▶ _WHAT IS NEEDED_: Below is a block of records. Copy every line in it that contains the word "chart".

▶ _GIVEN ENTRIES_:
====

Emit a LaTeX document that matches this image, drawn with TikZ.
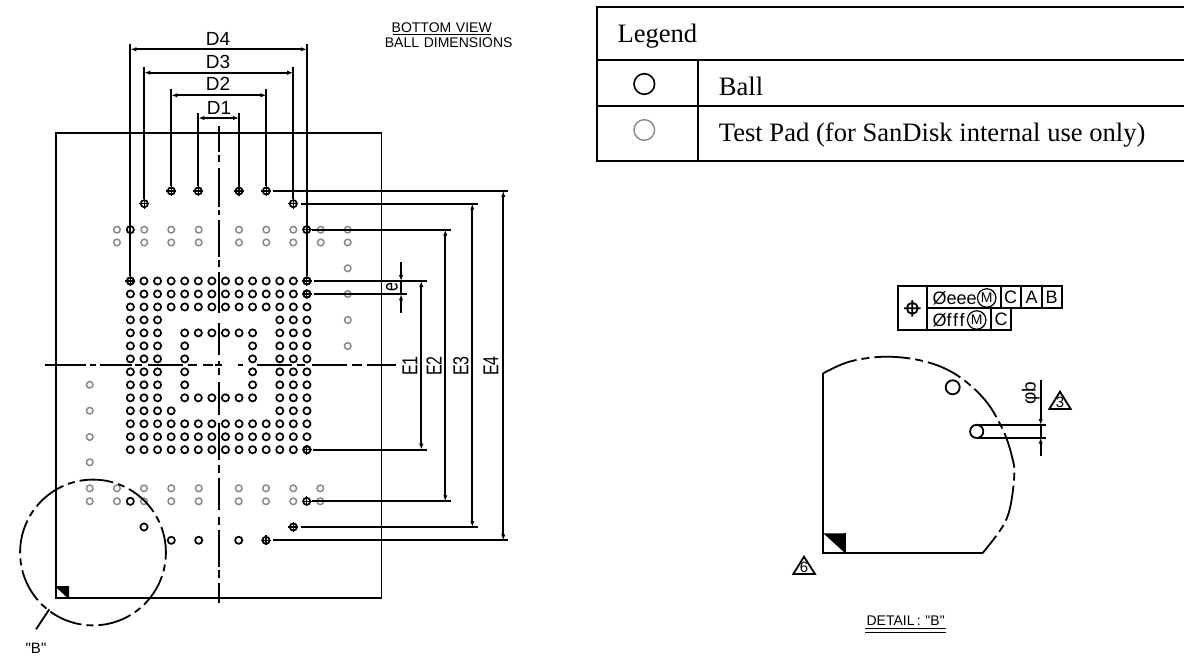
\documentclass[tikz,border=0pt]{standalone}
\usepackage{fontspec}
\setmainfont{Liberation Serif}
\newfontfamily\cadfont{Liberation Sans}
\usetikzlibrary{arrows.meta}
\definecolor{padgrey}{HTML}{8A8A8A}
\tikzset{
  lin/.style={line width=1.8pt,black},
  thinlin/.style={line width=1.2pt,black},
  tipsboth/.style={lin,{Latex[length=6pt,width=4.4pt]}-{Latex[length=6pt,width=4.4pt]}},
  tipend/.style={lin,-{Latex[length=6pt,width=4.4pt]}},
  ballmark/.style={line width=1.7pt,black},
  padmark/.style={line width=1.5pt,padgrey},
  cad/.style={font=\cadfont\fontsize{19}{19}\selectfont,inner sep=0pt},
  cadtall/.style={font=\cadfont\fontsize{16}{16}\selectfont,inner sep=0pt,rotate=90},
  cadsmall/.style={font=\cadfont\fontsize{14}{14}\selectfont,inner sep=0pt},
  cadmark/.style={font=\cadfont\fontsize{15}{15}\selectfont,inner sep=0pt},
  fcftxt/.style={font=\cadfont\fontsize{18}{18}\selectfont,inner sep=0pt},
  fcfm/.style={font=\cadfont\fontsize{14}{14}\selectfont,draw,circle,line width=1.2pt,minimum size=18.5pt,inner sep=0pt},
  legendtxt/.style={font=\fontsize{26.6}{27}\selectfont,inner sep=0pt,anchor=base west},
  tablelin/.style={line width=1.8pt,black},
}
\newcommand{\ballat}[2]{\draw[ballmark] (#1,#2) circle[radius=3.6pt];}
\newcommand{\crossat}[2]{\draw[ballmark] (#1,#2) circle[radius=3.6pt];
  \draw[line width=1.1pt] (#1-5,#2) -- (#1+5,#2) (#1,#2-5) -- (#1,#2+5);}
\newcommand{\padat}[2]{\draw[padmark] (#1,#2) circle[radius=3.3pt];}
\newcommand{\gridball}[2]{\ballat{{130.4+13.58*#2}}{{281+12.98*#1}}}
\begin{document}
\begin{tikzpicture}[x=1pt,y=-1pt]
\useasboundingbox (0,0) rectangle (1184,658);
\fill[white] (0,0) rectangle (1184,658);

% package body
\draw[lin] (56,132.7) rectangle (381.5,598);
\foreach \a/\b in {126/152,155/162,168/207,210/215,220/257,260/267,272/313,323/355,361/365,368/375,382/415,423/460,465/473,478/510,517/525,530/567,570/578,583/603}
  {\draw[lin] (218.8,\a) -- (218.8,\b);}
\foreach \a/\b in {45/86,90/96,100/131.7,135/141.7,148.3/183.3,188.3/196.7,203.3/213.3,215/222,238.3/243.3,256.7/291.7,296.7/305,311.7/346.7,351.7/361.7,366.7/396}
  {\draw[lin] (\a,365.3) -- (\b,365.3);}
\fill[white] (56,586) rectangle (69,598);
\draw[lin] (56,586) -- (69,598);
\fill[black] (56,586) -- (69,586) -- (69,598) -- cycle;
\draw[lin] (56,598) -- (56,580) (56,598) -- (75,598);

% ball grid
\foreach \r in {0,1,2,11,12,13}{\foreach \c in {0,...,13}{\gridball{\r}{\c}}}
\foreach \r in {3,...,10}{\foreach \c in {0,1,2,11,12,13}{\gridball{\r}{\c}}}
\gridball{10}{3}
\foreach \r in {4,9}{\foreach \c in {4,...,9}{\gridball{\r}{\c}}}
\foreach \r in {5,6,7,8}{\foreach \c in {4,9}{\gridball{\r}{\c}}}
\crossat{130.4}{281}\crossat{306.9}{281}\crossat{306.9}{294}\crossat{306.9}{449.7}

% test pads
\foreach \x in {117,144.3,171.3,198.7,239,266.3,293.3,320.7,347.7}{\padat{\x}{229.7}\padat{\x}{242.5}}
\foreach \y in {268.3,294,320,346}{\padat{347.7}{\y}}
\foreach \y in {384.7,410.7,437,462.3}{\padat{89.7}{\y}}
\foreach \x in {89.7,117,144,171.3,198.7,238.7,266,293.3,320.3}{\padat{\x}{488.3}\padat{\x}{501.3}}

% outer balls
\foreach \x in {171.3,198.3,239,266.3}{\crossat{\x}{191}}
\crossat{144.3}{203.7}\crossat{293.3}{203.7}
\ballat{130.3}{229.7}\crossat{306.7}{229.7}
\ballat{130.3}{501.3}\crossat{306.7}{501.3}
\ballat{144}{527}\crossat{293.3}{527}
\ballat{171.3}{540.3}\ballat{198.7}{540.3}\ballat{238.7}{540.3}\crossat{266}{540.3}

% D dimensions
\draw[lin] (130.3,44) -- (130.3,276) (306.8,44) -- (306.8,276);
\draw[lin] (144.3,67) -- (144.3,199) (293.2,67) -- (293.2,199);
\draw[lin] (171.3,89) -- (171.3,186) (266.3,89) -- (266.3,186);
\draw[lin] (198.3,112.7) -- (198.3,186) (239,112.7) -- (239,186);
\draw[tipsboth] (130.3,49.3) -- (306.8,49.3);
\draw[tipsboth] (144.3,72.7) -- (293.2,72.7);
\draw[tipsboth] (171.3,95.3) -- (266.3,95.3);
\draw[tipsboth] (198.3,118) -- (239,118);
\node[cad] (d4) at (218,39) {D4};
\node[cad] (d3) at (218,62) {D3};
\node[cad] (d2) at (218,84) {D2};
\node[cad] (d1) at (219,108) {D1};

% E dimensions
\draw[lin] (273,191) -- (508,191) (273,540.3) -- (508,540.3);
\draw[lin] (301,203.7) -- (478,203.7) (300.5,527) -- (478,527);
\draw[lin] (312,229.7) -- (451,229.7) (312,501.3) -- (451,501.3);
\draw[lin] (314,281) -- (426.7,281) (313,449.7) -- (426.7,449.7);
\draw[lin] (314,294.3) -- (407,294.3);
\draw[tipsboth] (503.3,191) -- (503.3,540.3);
\draw[tipsboth] (472.3,203.7) -- (472.3,527);
\draw[tipsboth] (445.3,229.7) -- (445.3,501.3);
\draw[tipsboth] (421.3,281) -- (421.3,449.7);
\draw[tipend] (401,261.7) -- (401,281);
\draw[tipend] (401,313) -- (401,294.3);
\draw[lin] (401,281) -- (401,294.3);
\node[cadtall] (e4) at (491,366) {\scalebox{1}[1.35]{E4}};
\node[cadtall] (e3) at (461,366) {\scalebox{1}[1.35]{E3}};
\node[cadtall] (e2) at (434,366) {\scalebox{1}[1.35]{E2}};
\node[cadtall] (e1) at (410,366) {\scalebox{1}[1.35]{E1}};
\node[cadtall] (epitch) at (392,287) {\scalebox{1}[1.35]{e}};

% detail circle
\draw[lin,dash pattern=on 34pt off 5pt on 7pt off 5pt,dash phase=8pt] (93,552.5) circle[radius=72.9pt];
\draw[lin] (49.3,609.3) -- (36,629.3);
\node[cadmark] (bref) at (36,648) {"B"};

% title
\node[cadsmall] (bview) at (441.7,28) {BOTTOM\,\,VIEW};
\draw[thinlin] (393,34.3) -- (491,34.3);
\node[cadsmall] (bdim) at (448.7,43) {BALL\,\,DIMENSIONS};

% legend
\draw[tablelin] (1184,6.7) -- (596.7,6.7) -- (596.7,160.7) -- (1184,160.7);
\draw[tablelin] (596.7,60.3) -- (1184,60.3) (596.7,106.3) -- (1184,106.3);
\draw[tablelin] (697.7,60.3) -- (697.7,160.7);
\node[legendtxt] (lgd) at (617.3,42.7) {Legend};
\node[legendtxt] (lball) at (718.7,96) {Ball};
\node[legendtxt] (lpad) at (718.7,141.7) {Test Pad (for SanDisk internal use only)};
\draw[line width=1.6pt] (644.3,84) circle[radius=10.3pt];
\draw[line width=1.4pt,padgrey] (644.3,130) circle[radius=10.3pt];

% feature control frame
\draw[lin] (897.7,286) rectangle (927.3,330);
\draw[lin] (927.3,286) rectangle (1061.7,308.3);
\draw[lin] (927.3,308.3) rectangle (1011.3,330);
\draw[lin] (1001,286) -- (1001,308.3) (1021.3,286) -- (1021.3,308.3) (1041.7,286) -- (1041.7,308.3);
\draw[lin] (991,308.3) -- (991,330);
\draw[lin] (912.3,308.3) circle[radius=5.5pt] (904,308.3) -- (920.6,308.3) (912.3,300) -- (912.3,316.6);
\node[fcftxt,anchor=base west] (feee) at (932.5,304) {Øeee};
\node[fcftxt,anchor=base west] (ffff) at (932.5,326) {Øf\kern1.5pt f\kern1.5pt f};
\node[fcfm] (m1) at (986.7,298) {M};
\node[fcfm] (m2) at (976.7,320) {M};
\node[fcftxt] (c1) at (1010.7,297.5) {C};
\node[fcftxt] (a1) at (1031.7,297.5) {A};
\node[fcftxt] (b1) at (1051.7,297.5) {B};
\node[fcftxt] (c2) at (1001,319.5) {C};

% detail B
\draw[lin] (823.3,373.3) -- (823.3,553) -- (982.7,553);
\fill[black] (823.3,533.3) -- (845,533.3) -- (845,553) -- cycle;
\draw[lin] (845,533.3) -- (845,553);
\draw[lin,dash pattern=on 36pt off 5pt on 8pt off 5pt] plot[smooth,tension=0.6] coordinates {(823.3,373.3) (850,361.5) (886.7,356.7) (925,361.5) (956.7,375) (985,400) (1003,430) (1012,456.7) (1014.3,475) (1010,508) (1001.7,528) (982.7,553)};
\draw[lin] (952.7,387.3) circle[radius=7pt];
\draw[lin] (976.7,431.4) circle[radius=6.6pt];
\draw[lin] (976.7,425) -- (1046,425) (976.7,437.7) -- (1046,437.7);
\draw[tipend] (1040.7,380) -- (1040.7,425);
\draw[tipend] (1040.7,455.7) -- (1040.7,437.7);
\draw[lin] (1040.7,425) -- (1040.7,437.7);
\node[cad,rotate=90] (phib) at (1030.7,393) {φb};
\draw[lin,line join=miter] (1049.3,409) -- (1060,391.7) -- (1070.7,409) -- cycle;
\node[cadmark] (n3) at (1060,402) {3};
\draw[lin,line join=miter] (793.3,574) -- (804,556.7) -- (815,574) -- cycle;
\node[cadmark] (n6) at (804,567) {6};
\node[cadsmall] (detail) at (905.7,621) {DETAIL\,:\,\,"B"};
\draw[thinlin] (865,628.7) -- (946,628.7) (865,632.3) -- (946,632.3);
\end{tikzpicture}
\end{document}
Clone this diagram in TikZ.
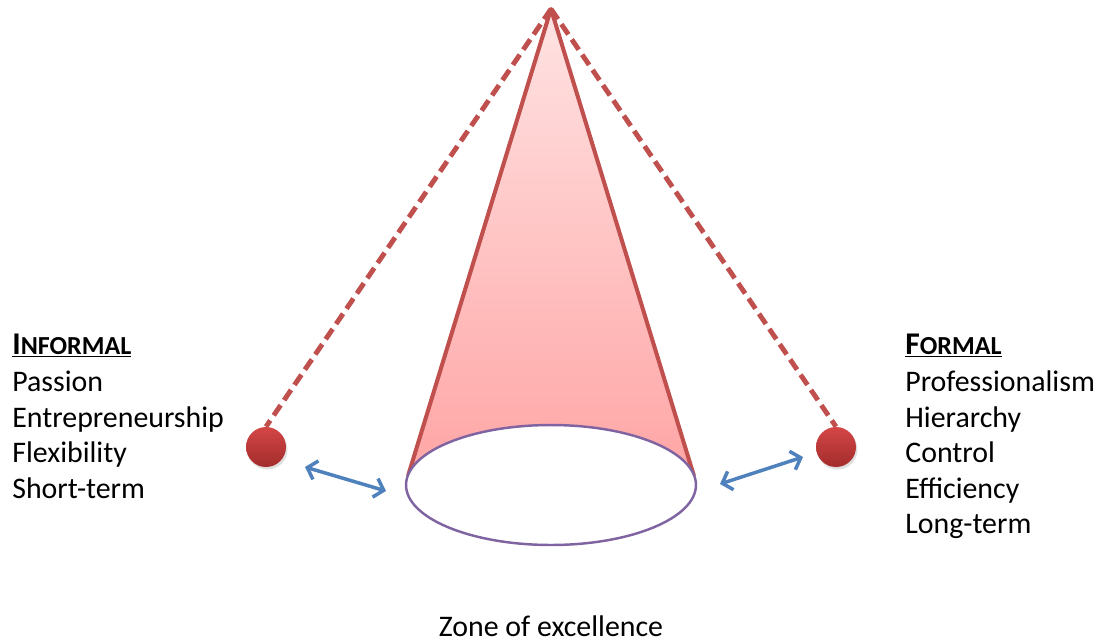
\documentclass[tikz,border=0pt]{standalone}
\usepackage{fontspec}
\setmainfont{Carlito}
\usetikzlibrary{arrows.meta,shapes.geometric,shadows}
\definecolor{conered}{HTML}{C0504D}
\definecolor{conetop}{HTML}{FFE3E3}
\definecolor{conebot}{HTML}{FFA5A5}
\definecolor{balltop}{HTML}{D44646}
\definecolor{ballbot}{HTML}{A32C2C}
\definecolor{ellpurple}{HTML}{8064A2}
\definecolor{arrblue}{HTML}{4F81BD}
\newcommand{\txtsize}{\fontsize{17pt}{21pt}\selectfont}
\newcommand{\ttlsize}{\fontsize{18pt}{21pt}\selectfont}
\newcommand{\scpart}[1]{{\fontsize{14.8pt}{16pt}\selectfont #1}}
\begin{document}
\begin{tikzpicture}[x=0.02cm,y=-0.02cm,
  lbl/.style={anchor=base west,inner sep=0pt,font=\txtsize},
  ttl/.style={anchor=base west,inner sep=0pt,font=\ttlsize\bfseries},
  ballnode/.style={circle,minimum size=0.8cm,inner sep=0pt,top color=balltop,bottom color=ballbot,
    drop shadow={shadow xshift=0.03cm,shadow yshift=-0.05cm,opacity=0.25}},
  dashline/.style={draw=conered,line width=2.8pt,dash pattern=on 7pt off 3.5pt},
  twoarrow/.style={draw=arrblue,line width=2pt,{Straight Barb[length=5pt,width=11pt]}-{Straight Barb[length=5pt,width=11pt]}}]
\useasboundingbox (0,0) rectangle (1100,643);
% cone
\coordinate (apex) at (551,9);
\coordinate (tl) at (408,476);
\coordinate (tr) at (694,476);
\fill[top color=conetop,bottom color=conebot] (apex) -- (tl) -- (tr) -- cycle;
\draw[conered,line width=2.3pt,line join=round] (tl) -- (apex) -- (tr);
\node[ellipse,draw=ellpurple,fill=white,line width=1.4pt,minimum width=5.8cm,minimum height=2.4cm,inner sep=0pt] (zone) at (551,485) {};
% balls
\node[ballnode] (lball) at (266,447) {};
\node[ballnode] (rball) at (836,447) {};
\draw[dashline] (apex) -- (lball.north);
\draw[dashline] (apex) -- (rball.north);
% arrows
\coordinate (la1) at (305,467);
\coordinate (la2) at (386,491);
\coordinate (ra1) at (720,484);
\coordinate (ra2) at (803,457);
\draw[twoarrow] (la1) -- (la2);
\draw[twoarrow] (ra1) -- (ra2);
% left text
\node[ttl] (inf) at (12,354) {\underline{I\scpart{NFORMAL}}};
\node[lbl] (l1) at (12,391.5) {Passion};
\node[lbl] (l2) at (12,427) {Entrepreneurship};
\node[lbl] (l3) at (12,462.5) {Flexibility};
\node[lbl] (l4) at (12,498) {Short-term};
% right text
\node[ttl] (frm) at (905,354) {\underline{F\scpart{ORMAL}}};
\node[lbl] (r1) at (905,391.5) {Professionalism};
\node[lbl] (r2) at (905,427) {Hierarchy};
\node[lbl] (r3) at (905,462.5) {Control};
\node[lbl] (r4) at (905,498) {Efficiency};
\node[lbl] (r5) at (905,533.5) {Long-term};
% bottom label
\node[font=\txtsize,anchor=base,inner sep=0pt] (zlbl) at (551,636.5) {Zone of excellence};
\end{tikzpicture}
\end{document}
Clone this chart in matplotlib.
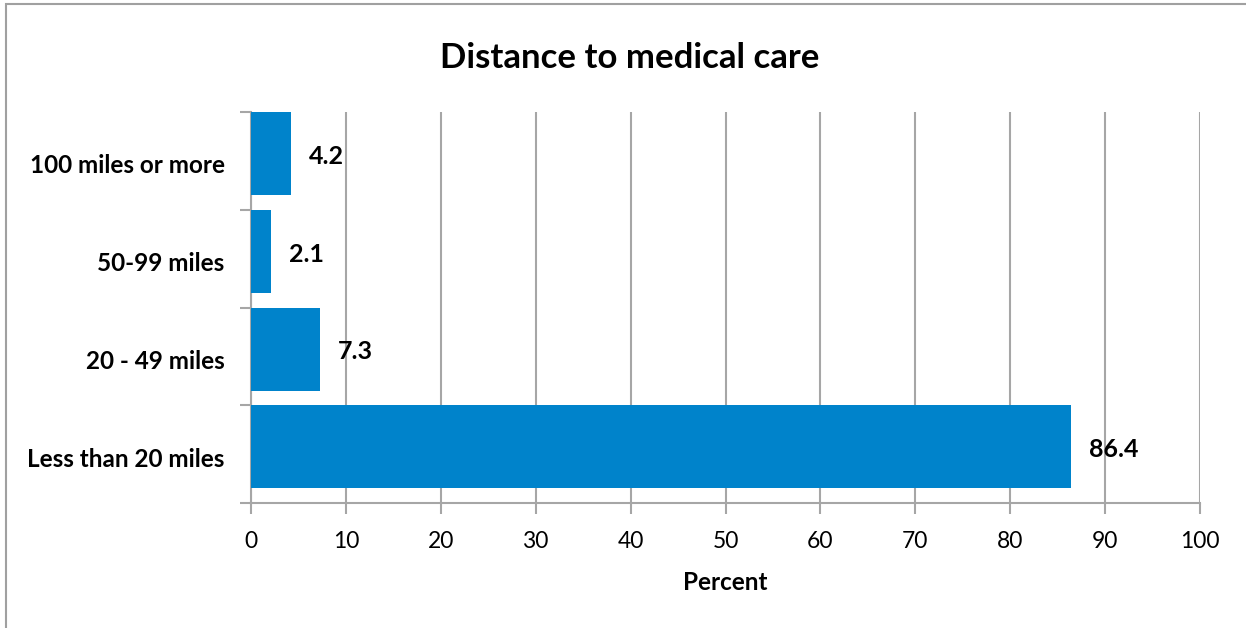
import matplotlib.pyplot as plt
from matplotlib.patches import Rectangle

categories = ['Less than 20 miles', '20 - 49 miles', '50-99 miles', '100 miles or more']
percent = [86.4, 7.3, 2.1, 4.2]
labels = ['86.4', '7.3', '2.1', '4.2']

BAR = '#0083CB'
GRID = '#A6A6A6'
plt.rcParams['font.family'] = ['Lato', 'DejaVu Sans']

fig = plt.figure(figsize=(12.46, 6.28), dpi=100)
ax = fig.add_axes([251 / 1246, 1 - 503 / 628, 949 / 1246, 391 / 628])

# outer chart frame (runs off right/bottom edge)
fig.patches.append(Rectangle((6 / 1246, -0.1), 1.2, 1 - 4 / 628 + 0.1,
                             transform=fig.transFigure, fill=False,
                             edgecolor='#A0A0A0', lw=1.5))

y = list(range(len(categories)))
# bars sit in the upper part of each category band
yb = [v + 0.075 for v in y]
ax.barh(yb, percent, height=0.85, color=BAR, zorder=3)
for yi, v, t in zip(yb, percent, labels):
    ax.text(v + 1.9, yi - 0.03, t, va='center', ha='left',
            fontsize=18, fontweight='bold')

ax.set_xlim(0, 100)
ax.set_ylim(-0.5, 3.5)
ax.set_xticks(range(0, 101, 10))
ax.tick_params(axis='x', labelsize=16.5, length=8, width=1.5, color=GRID, pad=12)
ax.set_yticks([-0.5, 0.5, 1.5, 2.5, 3.5])
ax.set_yticklabels([])
ax.set_yticks([v - 0.03 for v in y], minor=True)
ax.set_yticklabels(categories, minor=True, fontsize=17.5, fontweight='bold')
ax.tick_params(axis='y', which='major', length=8, width=1.5, color=GRID)
ax.tick_params(axis='y', which='minor', length=0, pad=19)

ax.grid(axis='x', color=GRID, lw=1.5, zorder=0)
for s in ['top', 'right']:
    ax.spines[s].set_visible(False)
for s in ['left', 'bottom']:
    ax.spines[s].set_color(GRID)
    ax.spines[s].set_linewidth(1.5)

ax.set_xlabel('Percent', fontsize=17.5, fontweight='bold', labelpad=14)
fig.text(630 / 1246, 1 - 58 / 628, 'Distance to medical care', ha='center',
         va='center', fontsize=25, fontweight='bold')

fig.savefig('out.png', dpi=100)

====

▶ _OUTPUT FOR THIS EXERCISE_:
Clone this chart in matplotlib.
# outer chart frame (runs off right/bottom edge)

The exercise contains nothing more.